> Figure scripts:
— START —

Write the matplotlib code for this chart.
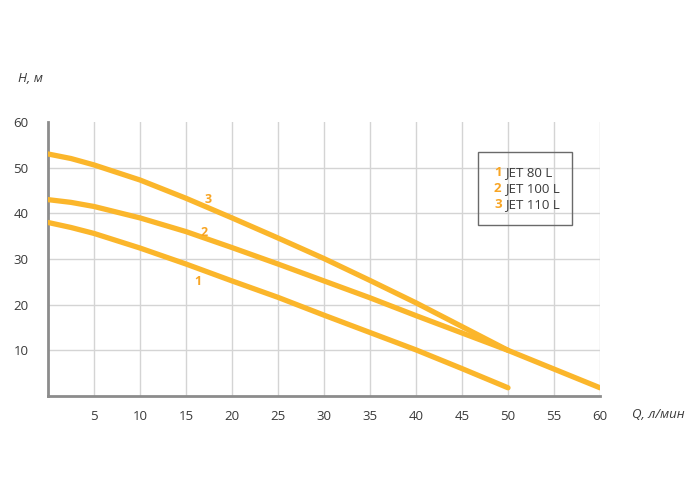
import matplotlib
matplotlib.use("Agg")
import matplotlib.pyplot as plt
from matplotlib.patches import Rectangle

plt.rcParams['font.family'] = ['Open Sans', 'DejaVu Sans']

q1 = [0, 2.5, 5, 10, 15, 20, 25, 30, 35, 40, 45, 50]
h1 = [38, 36.9, 35.6, 32.4, 28.9, 25.2, 21.6, 17.7, 13.9, 10.1, 6.0, 1.8]
q2 = [0, 2.5, 5, 10, 15, 20, 25, 30, 35, 40, 45, 50, 55, 60]
h2 = [43, 42.4, 41.5, 39, 36, 32.5, 28.9, 25.2, 21.5, 17.6, 13.8, 10, 5.9, 1.8]
q3 = [0, 2.5, 5, 10, 15, 20, 25, 30, 35, 40, 45, 50]
h3 = [53, 52, 50.6, 47.3, 43.3, 39, 34.6, 30.1, 25.3, 20.4, 15.2, 10]
series_names = ["JET 80 L", "JET 100 L", "JET 110 L"]
series_ids = ["1", "2", "3"]
label_pos = [(16.3, 25.0), (17.0, 35.8), (17.4, 43.0)]
xticks = [5, 10, 15, 20, 25, 30, 35, 40, 45, 50, 55, 60]
yticks = [10, 20, 30, 40, 50, 60]

orange = "#FBB62B"
label_orange = "#F8A524"
text_col = "#3a3a3a"

fig = plt.figure(figsize=(7, 5), dpi=100)
ax = fig.add_axes([48/700, 1-396/500, (600-48)/700, (396-122)/500])
ax.set_xlim(0, 60)
ax.set_ylim(0, 60)

for x in xticks:
    ax.axvline(x, color="#d4d4d4", lw=1.0, zorder=1)
for y in yticks[:-1]:
    ax.axhline(y, color="#d4d4d4", lw=1.0, zorder=1)

for q, h in [(q1, h1), (q2, h2), (q3, h3)]:
    ax.plot(q, h, color=orange, lw=3.8, solid_capstyle="round", solid_joinstyle="round", zorder=3)

for sid, (x, y) in zip(series_ids, label_pos):
    ax.text(x, y, sid, color=label_orange, fontsize=9, fontweight="bold", ha="center", va="center", zorder=4)

for s in ["top", "right"]:
    ax.spines[s].set_visible(False)
for s in ["left", "bottom"]:
    ax.spines[s].set_color("#8c8c8c")
    ax.spines[s].set_linewidth(2.0)

ax.set_xticks(xticks)
ax.set_yticks(yticks)
ax.set_xticklabels([str(v) for v in xticks])
ax.set_yticklabels([str(v) for v in yticks])
ax.tick_params(length=0, colors=text_col, labelsize=9.5)
ax.tick_params(axis="x", pad=10)
ax.tick_params(axis="y", pad=14)

fig.text(18/700, 1-78/500, "H, м", fontsize=9.5, style="italic", color=text_col, ha="left", va="center")
fig.text(632/700, 1-414/500, "Q, л/мин", fontsize=9.5, style="italic", color=text_col, ha="left", va="center")

# legend box
fig.patches.append(Rectangle((478/700, 1-225/500), (572-478)/700, (225-152)/500,
                             transform=fig.transFigure, fill=False, edgecolor="#6a6a6a", lw=1.0))
ys = [173, 189, 205]
for sid, name, y in zip(series_ids, series_names, ys):
    fig.text(494/700, 1-y/500, sid, fontsize=9.5, fontweight="bold", color=label_orange, ha="left", va="center")
    fig.text(505/700, 1-y/500, name, fontsize=9.5, color=text_col, ha="left", va="center")

fig.savefig("out.png", dpi=100, facecolor="white")
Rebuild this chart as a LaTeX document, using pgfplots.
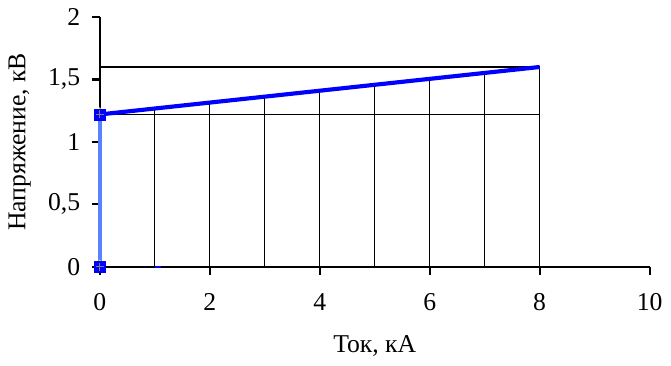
\documentclass[border=0pt]{standalone}
\usepackage{fontspec}
\setmainfont{Liberation Serif}
\usepackage{pgfplots}
\pgfplotsset{compat=1.18}
\definecolor{lblue}{RGB}{90,130,255}
\begin{document}
\fontsize{26}{30}\selectfont
\begin{tikzpicture}
\begin{axis}[
  scale only axis, width=557pt, height=253pt,
  xmin=0, xmax=10, ymin=0, ymax=2,
  axis x line=bottom, axis y line=left,
  axis line style={-, line width=2.4pt},
  tick align=outside, major tick length=8pt,
  tick style={black, line width=2.2pt},
  xtick={0,2,4,6,8,10},
  xticklabels={0,2,4,6,8,10},
  ytick={0,0.5,1,1.5,2},
  yticklabels={0,{0,5},1,{1,5},2},
  ticklabel style={font=\rmfamily\fontsize{26}{30}\selectfont},
  xticklabel style={yshift=-10pt},
  yticklabel style={xshift=-3pt},
  label style={font=\rmfamily\fontsize{26}{30}\selectfont},
  xlabel={Ток, кА}, ylabel={Напряжение, кВ},
  xlabel style={yshift=-8pt},
  ylabel style={yshift=0pt},
  clip=false,
]
\addplot[black, line width=1.3pt, ycomb, no marks] coordinates {(1,1.2675)(2,1.315)(3,1.3625)(4,1.41)(5,1.4575)(6,1.505)(7,1.5525)(8,1.6)};
\addplot[black, line width=1.3pt, no marks] coordinates {(0,1.22)(8,1.22)};
\addplot[black, line width=1.3pt, no marks] coordinates {(0,1.6)(8,1.6)};
\addplot[lblue, line width=3.5pt, no marks] coordinates {(0,0)(0,1.22)};
\addplot[blue, line width=4.2pt, no marks] coordinates {(0,1.22)(8,1.6)};
\addplot[blue, line width=2.4pt, no marks] coordinates {(1,0)(1.12,0)};
\addplot[only marks, mark=triangle*, mark size=7pt, mark options={fill=yellow, draw=yellow}] coordinates {(0,0)(0,1.22)};
\addplot[only marks, mark=square*, mark size=5.5pt, mark options={fill=blue, draw=blue}] coordinates {(0,0)(0,1.22)};
\addplot[only marks, mark=+, mark size=4pt, mark options={draw=black!50, line width=0.7pt}] coordinates {(0,0)(0,1.22)};
\end{axis}
\end{tikzpicture}
\end{document}
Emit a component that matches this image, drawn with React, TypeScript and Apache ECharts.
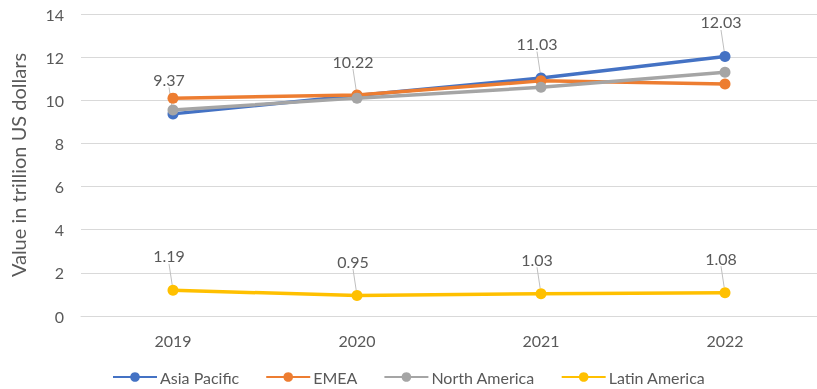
import React, { useEffect, useRef } from "react";
import * as echarts from "echarts";

const categories = ["2019", "2020", "2021", "2022"];
const asiaPacific = [9.37, 10.22, 11.03, 12.03];
const emea = [10.1, 10.25, 10.9, 10.75];
const northAmerica = [9.55, 10.1, 10.6, 11.3];
const latinAmerica = [1.19, 0.95, 1.03, 1.08];

const FONT = "Lato";
const TXT = "#595959";

export default function App() {
  const ref = useRef<HTMLDivElement>(null);
  useEffect(() => {
    const chart = echarts.init(ref.current!, null, { renderer: "svg" });
    const mk = (name: string, data: number[], color: string, labels: boolean, z: number) => ({
      name,
      type: "line",
      data,
      z,
      symbol: "circle",
      symbolSize: 11,
      lineStyle: { width: 3.5, color },
      itemStyle: { color },
      label: labels
        ? {
            show: true,
            position: "top",
            distance: 4,
            color: TXT,
            fontFamily: FONT,
            fontSize: 16,
            formatter: (p: any) => p.value.toFixed(2),
          }
        : { show: false },
      labelLayout: labels ? { dy: -17, dx: -4 } : undefined,
      labelLine: labels ? { show: true, lineStyle: { color: "#bfbfbf", width: 1 } } : undefined,
    });
    chart.setOption({
      animation: false,
      grid: { left: 77, right: 0, top: 14, bottom: 73 },
      legend: {
        top: 369,
        left: 112,
        padding: 0,
        itemWidth: 44,
        itemHeight: 12,
        itemGap: 26,
        textStyle: { color: TXT, fontFamily: FONT, fontSize: 16, padding: [0, 0, 0, -2] },
        data: ["Asia Pacific", "EMEA", "North America", "Latin America"],
      },
      xAxis: {
        type: "category",
        data: categories,
        axisLine: { lineStyle: { color: "#d9d9d9" } },
        axisTick: { show: false },
        axisLabel: { color: TXT, fontFamily: FONT, fontSize: 16, margin: 16 },
      },
      yAxis: {
        type: "value",
        min: 0,
        max: 14,
        interval: 2,
        name: "Value in trillion US dollars",
        nameLocation: "middle",
        nameGap: 53,
        nameTextStyle: { color: TXT, fontFamily: FONT, fontSize: 20 },
        axisLine: { show: false },
        axisTick: { show: false },
        axisLabel: { color: TXT, fontFamily: FONT, fontSize: 16, margin: 17 },
        splitLine: { lineStyle: { color: "#d9d9d9" } },
      },
      series: [
        mk("Asia Pacific", asiaPacific, "#4472C4", true, 2),
        mk("EMEA", emea, "#ED7D31", false, 3),
        mk("North America", northAmerica, "#A5A5A5", false, 4),
        mk("Latin America", latinAmerica, "#FFC000", true, 5),
      ],
    });
    return () => chart.dispose();
  }, []);
  return (
    <div
      ref={ref}
      style={{ position: "fixed", left: 0, top: 0, width: 817, height: 389, overflow: "hidden" }}
    />
  );
}
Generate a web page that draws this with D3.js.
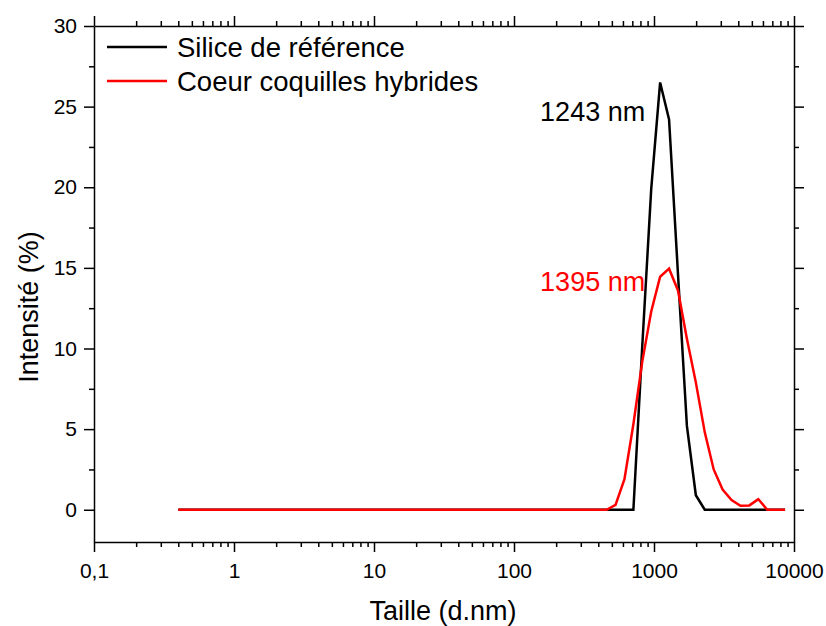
<!DOCTYPE html>
<html>
<head>
<meta charset="utf-8">
<script src="https://cdn.jsdelivr.net/npm/d3@7"></script>
<style>
  html, body { margin: 0; padding: 0; background: #fff; }
  svg { display: block; font-family: "Liberation Sans", Arial, sans-serif; }
</style>
</head>
<body>
<svg id="chart" width="826" height="626"></svg>
<script>
// ---- Data ----
const sizes = [0.4, 0.4632, 0.5365, 0.6213, 0.7195, 0.8332, 0.9649, 1.117, 1.294, 1.499,
  1.736, 2.010, 2.328, 2.696, 3.122, 3.615, 4.187, 4.849, 5.615, 6.503,
  7.531, 8.721, 10.10, 11.70, 13.54, 15.69, 18.17, 21.04, 24.36, 28.21,
  32.67, 37.84, 43.82, 50.75, 58.77, 68.06, 78.82, 91.28, 105.7, 122.4,
  141.8, 164.2, 190.1, 220.2, 255.0, 295.3, 342.0, 396.1, 458.7, 531.2,
  615.1, 712.4, 825.0, 955.4, 1106, 1281, 1484, 1718, 1990, 2305,
  2669, 3091, 3580, 4145, 4801, 5560, 6439, 7456, 8635];

const silice = [0, 0, 0, 0, 0, 0, 0, 0, 0, 0,
  0, 0, 0, 0, 0, 0, 0, 0, 0, 0,
  0, 0, 0, 0, 0, 0, 0, 0, 0, 0,
  0, 0, 0, 0, 0, 0, 0, 0, 0, 0,
  0, 0, 0, 0, 0, 0, 0, 0, 0, 0,
  0, 0, 10.2, 19.9, 26.5, 24.2, 14.6, 5.2, 0.9, 0,
  0, 0, 0, 0, 0, 0, 0, 0, 0];

const hybrides = [0, 0, 0, 0, 0, 0, 0, 0, 0, 0,
  0, 0, 0, 0, 0, 0, 0, 0, 0, 0,
  0, 0, 0, 0, 0, 0, 0, 0, 0, 0,
  0, 0, 0, 0, 0, 0, 0, 0, 0, 0,
  0, 0, 0, 0, 0, 0, 0, 0, 0, 0.3,
  1.9, 5.3, 9.2, 12.3, 14.45, 14.95, 13.6, 10.6, 7.9, 4.8,
  2.5, 1.25, 0.6, 0.25, 0.27, 0.66, 0, 0, 0];

const seriesNames = ["Silice de référence", "Coeur coquilles hybrides"];
const seriesColors = ["#000000", "#ff0000"];
const xTickValues = [0.1, 1, 10, 100, 1000, 10000];
const xTickLabels = ["0,1", "1", "10", "100", "1000", "10000"];
const yTickValues = [0, 5, 10, 15, 20, 25, 30];
const annotationTexts = ["1243 nm", "1395 nm"];
const annotationY = [24.1, 13.55];  // label baseline level in data units
const annotationXEnd = 865;         // labels end just left of the peak (data units)

// ---- Layout ----
const svg = d3.select("#chart");
const m = { left: 94, right: 794, top: 26, bottom: 542 };

const x = d3.scaleLog().domain([0.1, 10000]).range([m.left, m.right]);
const y = d3.scaleLinear().domain([-2, 30]).range([m.bottom, m.top]);

// minor ticks
const xMinor = [];
for (let e = -1; e < 4; e++) for (let k = 2; k <= 9; k++) xMinor.push(k * Math.pow(10, e));
const yMinor = [];
for (let v = 2.5; v < 30; v += 5) yMinor.push(v);

function styleAxis(g) {
  g.select(".domain").attr("stroke", "#000").attr("stroke-width", 1.5);
  g.selectAll(".tick line").attr("stroke", "#000").attr("stroke-width", 1.5);
  g.selectAll(".tick text").attr("fill", "#000").attr("font-size", 21)
    .attr("font-family", "'Liberation Sans', Arial, sans-serif");
}
function minorStyle(g) {
  g.select(".domain").remove();
  g.selectAll("line").attr("stroke", "#000").attr("stroke-width", 1.5);
}

// bottom axis
const gB = svg.append("g").attr("transform", `translate(0,${m.bottom})`)
  .call(d3.axisBottom(x).tickValues(xTickValues)
    .tickFormat((d, i) => xTickLabels[i]).tickSize(10).tickPadding(11).tickSizeOuter(0));
styleAxis(gB);
svg.append("g").attr("transform", `translate(0,${m.bottom})`)
  .call(d3.axisBottom(x).tickValues(xMinor).tickFormat("").tickSize(5).tickSizeOuter(0))
  .call(minorStyle);

// top axis (mirror)
const gT = svg.append("g").attr("transform", `translate(0,${m.top})`)
  .call(d3.axisTop(x).tickValues(xTickValues).tickFormat("").tickSize(10).tickSizeOuter(0));
styleAxis(gT);
svg.append("g").attr("transform", `translate(0,${m.top})`)
  .call(d3.axisTop(x).tickValues(xMinor).tickFormat("").tickSize(5).tickSizeOuter(0))
  .call(minorStyle);

// left axis
const gL = svg.append("g").attr("transform", `translate(${m.left},0)`)
  .call(d3.axisLeft(y).tickValues(yTickValues).tickSize(10).tickPadding(7).tickSizeOuter(0));
styleAxis(gL);
svg.append("g").attr("transform", `translate(${m.left},0)`)
  .call(d3.axisLeft(y).tickValues(yMinor).tickFormat("").tickSize(5).tickSizeOuter(0))
  .call(minorStyle);

// right axis (mirror)
const gR = svg.append("g").attr("transform", `translate(${m.right},0)`)
  .call(d3.axisRight(y).tickValues(yTickValues).tickFormat("").tickSize(10).tickSizeOuter(0));
styleAxis(gR);
svg.append("g").attr("transform", `translate(${m.right},0)`)
  .call(d3.axisRight(y).tickValues(yMinor).tickFormat("").tickSize(5).tickSizeOuter(0))
  .call(minorStyle);

// ---- Lines ----
const line = d3.line().x(d => x(d[0])).y(d => y(d[1]));
[silice, hybrides].forEach((vals, i) => {
  svg.append("path")
    .datum(sizes.map((s, j) => [s, vals[j]]))
    .attr("fill", "none")
    .attr("stroke", seriesColors[i])
    .attr("stroke-width", 2.5)
    .attr("stroke-linejoin", "miter")
    .attr("d", line);
});

// ---- Annotations ----
annotationTexts.forEach((t, i) => {
  svg.append("text")
    .attr("x", x(annotationXEnd))
    .attr("y", y(annotationY[i]))
    .attr("text-anchor", "end")
    .attr("font-size", 27)
    .attr("fill", seriesColors[i])
    .text(t);
});

// ---- Legend ----
const legend = svg.append("g");
seriesNames.forEach((name, i) => {
  const ly = 47 + i * 34;
  legend.append("line").attr("x1", 107).attr("x2", 167).attr("y1", ly).attr("y2", ly)
    .attr("stroke", seriesColors[i]).attr("stroke-width", 2.5);
  legend.append("text").attr("x", 177).attr("y", ly + 10)
    .attr("font-size", 27.5).attr("fill", "#000").text(name);
});

// ---- Axis titles ----
svg.append("text")
  .attr("x", (m.left + m.right) / 2 - 1).attr("y", 620)
  .attr("text-anchor", "middle").attr("font-size", 27).attr("fill", "#000")
  .text("Taille (d.nm)");
svg.append("text")
  .attr("transform", "translate(38,307) rotate(-90)")
  .attr("text-anchor", "middle").attr("font-size", 27).attr("fill", "#000")
  .text("Intensité (%)");
</script>
</body>
</html>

— END —

> What you need to do: Reproduce only the lines running from the beginning of the entries above to the line holding "plt.rcParams['font.family'] = ['Open", inclusive. Pictures stay out of the copy.

> Solution to the problem:
Write the matplotlib code for this chart.
import matplotlib
matplotlib.use("Agg")
import matplotlib.pyplot as plt
from matplotlib.patches import Rectangle

plt.rcParams['font.family'] = ['Open Sans', 'DejaVu Sans']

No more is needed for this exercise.